_Your goal_
Using the listing below, select the lines with the word "this" and copy them.

_Supplied information_
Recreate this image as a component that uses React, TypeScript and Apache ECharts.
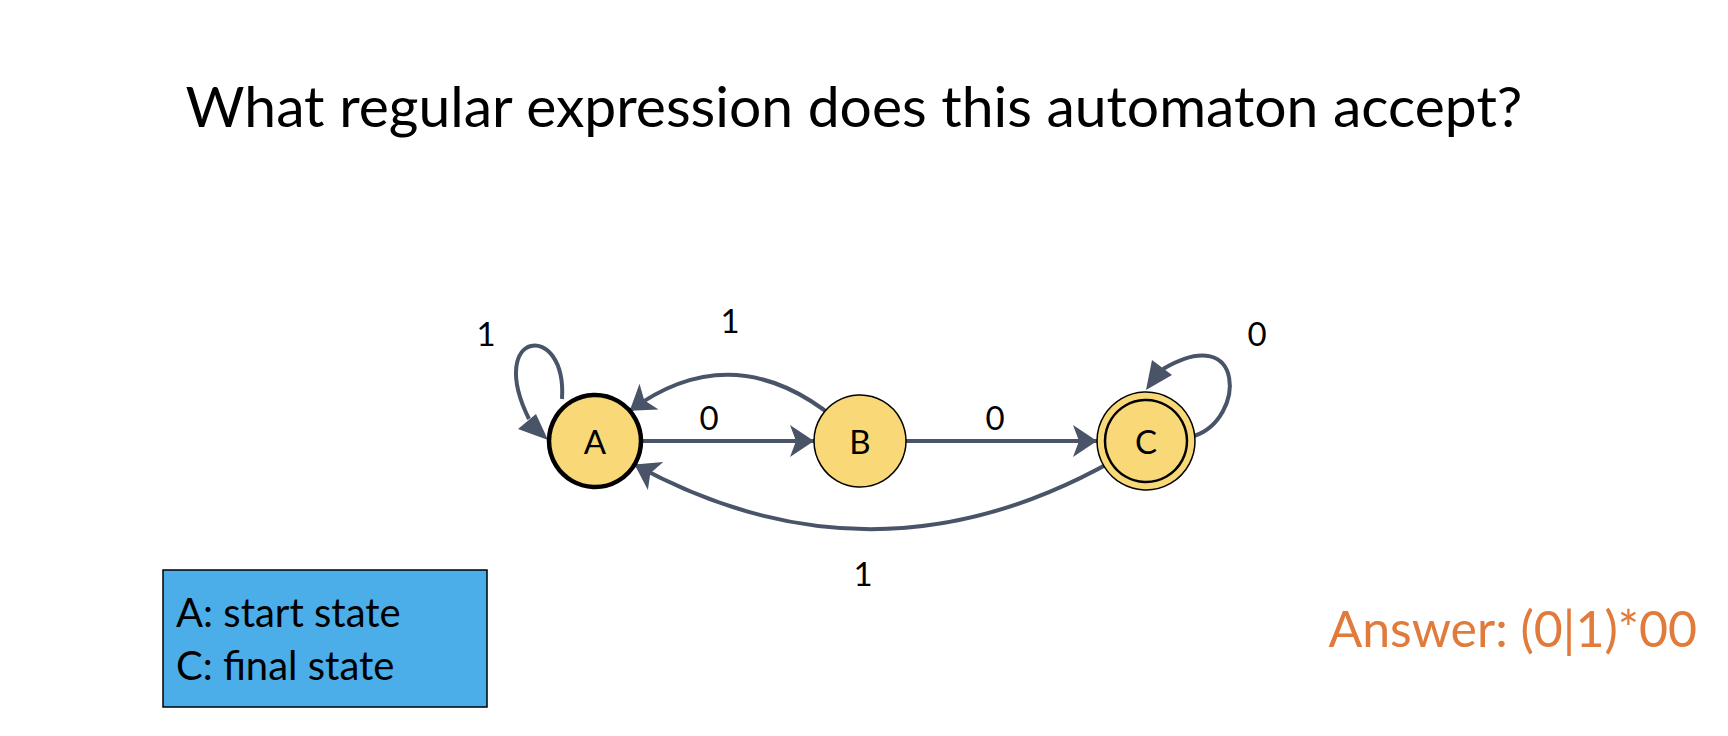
import { useEffect, useRef } from "react";
import * as echarts from "echarts";

const states = ["A", "B", "C"];
const stateX = [595, 860, 1146];
const stateY = [441, 441, 441];
const transitions: [string, string, number][] = [
  ["A", "B", 0],
  ["B", "C", 0],
  ["B", "A", -0.5],
  ["C", "A", 0.32],
];
const edgeLabels = [
  { text: "0", x: 709, y: 417 },
  { text: "0", x: 995, y: 417 },
  { text: "1", x: 730, y: 320 },
  { text: "1", x: 863, y: 573 },
  { text: "1", x: 486, y: 333 },
  { text: "0", x: 1257, y: 333 },
];

const EDGE = "#4A5468";
const FONT = "Lato, 'Open Sans', sans-serif";

const App: React.FC = () => {
  const chartRef = useRef(null);

  useEffect(() => {
    const chart = echarts.init(chartRef.current, null, { renderer: "svg" });
    const options = {
      animation: false,
      grid: { left: 0, right: 0, top: 0, bottom: 0 },
      xAxis: { type: "value", min: 0, max: 1728, show: false },
      yAxis: { type: "value", min: 0, max: 736, inverse: true, show: false },
      series: [
        {
          type: "graph",
          coordinateSystem: "cartesian2d",
          edgeSymbol: ["none", "arrow"],
          edgeSymbolSize: 24,
          z: 3,
          label: { show: true, fontSize: 33, color: "#000", fontFamily: FONT },
          data: states.map((s, i) => ({
            name: s,
            value: [stateX[i], stateY[i]],
            itemStyle: {
              color: "#F9D877",
              borderColor: "#000",
              borderWidth: s === "A" ? 4.5 : 1.5,
            },
            symbolSize: s === "C" ? 98 : 92,
          })),
          links: transitions.map(([s, t, c]) => ({
            source: s,
            target: t,
            lineStyle: { color: EDGE, width: 4, curveness: c, opacity: 1 },
          })),
        },
      ],
      graphic: [
        {
          type: "circle",
          shape: { cx: 1146, cy: 441, r: 41 },
          style: { fill: "#F9D877", stroke: "#000", lineWidth: 2.5 },
          z: 100,
        },
        {
          type: "text",
          style: { text: "C", x: 1146, y: 441, fill: "#000", font: `33px ${FONT}`, align: "center", verticalAlign: "middle" },
          z: 101,
        },
        {
          type: "bezierCurve",
          shape: { x1: 562, y1: 399, cpx1: 567, cpy1: 320, cpx2: 485, cpy2: 330, x2: 529, y2: 419 },
          style: { stroke: EDGE, lineWidth: 4, fill: "none" },
        },
        {
          type: "polygon",
          shape: { points: [[548, 440], [518, 429], [536, 414]] },
          style: { fill: EDGE },
        },
        {
          type: "bezierCurve",
          shape: { x1: 1194, y1: 436, cpx1: 1246, cpy1: 419, cpx2: 1246, cpy2: 320, x2: 1163, y2: 369 },
          style: { stroke: EDGE, lineWidth: 4, fill: "none" },
        },
        {
          type: "polygon",
          shape: { points: [[1146, 390], [1152, 360], [1172, 375]] },
          style: { fill: EDGE },
        },
        ...edgeLabels.map((l) => ({
          type: "text",
          style: { text: l.text, x: l.x, y: l.y, fill: "#000", font: `33px ${FONT}`, align: "center", verticalAlign: "middle" },
        })),
        {
          type: "text",
          style: {
            text: "What regular expression does this automaton accept?",
            x: 854, y: 105, fill: "#000", font: `57px ${FONT}`, align: "center", verticalAlign: "middle",
          },
        },
        {
          type: "rect",
          shape: { x: 163, y: 570, width: 324, height: 137 },
          style: { fill: "#4BAEE8", stroke: "#000", lineWidth: 1.5 },
        },
        {
          type: "text",
          style: { text: "A: start state", x: 176, y: 612, fill: "#000", font: `40px ${FONT}`, verticalAlign: "middle" },
        },
        {
          type: "text",
          style: { text: "C: final state", x: 176, y: 665, fill: "#000", font: `40px ${FONT}`, verticalAlign: "middle" },
        },
        {
          type: "text",
          style: {
            text: "Answer: (0|1)*00", x: 1697, y: 628, fill: "#E07B3C", font: `50px ${FONT}`, align: "right", verticalAlign: "middle",
          },
        },
      ],
    };
    chart.setOption(options);
    return () => chart.dispose();
  }, []);

  return (
    <div
      ref={chartRef}
      style={{ position: "fixed", left: 0, top: 0, width: 1728, height: 736, background: "#fff" }}
    />
  );
};

export default App;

_Finished task_
Recreate this image as a component that uses React, TypeScript and Apache ECharts.
            text: "What regular expression does this automaton accept?",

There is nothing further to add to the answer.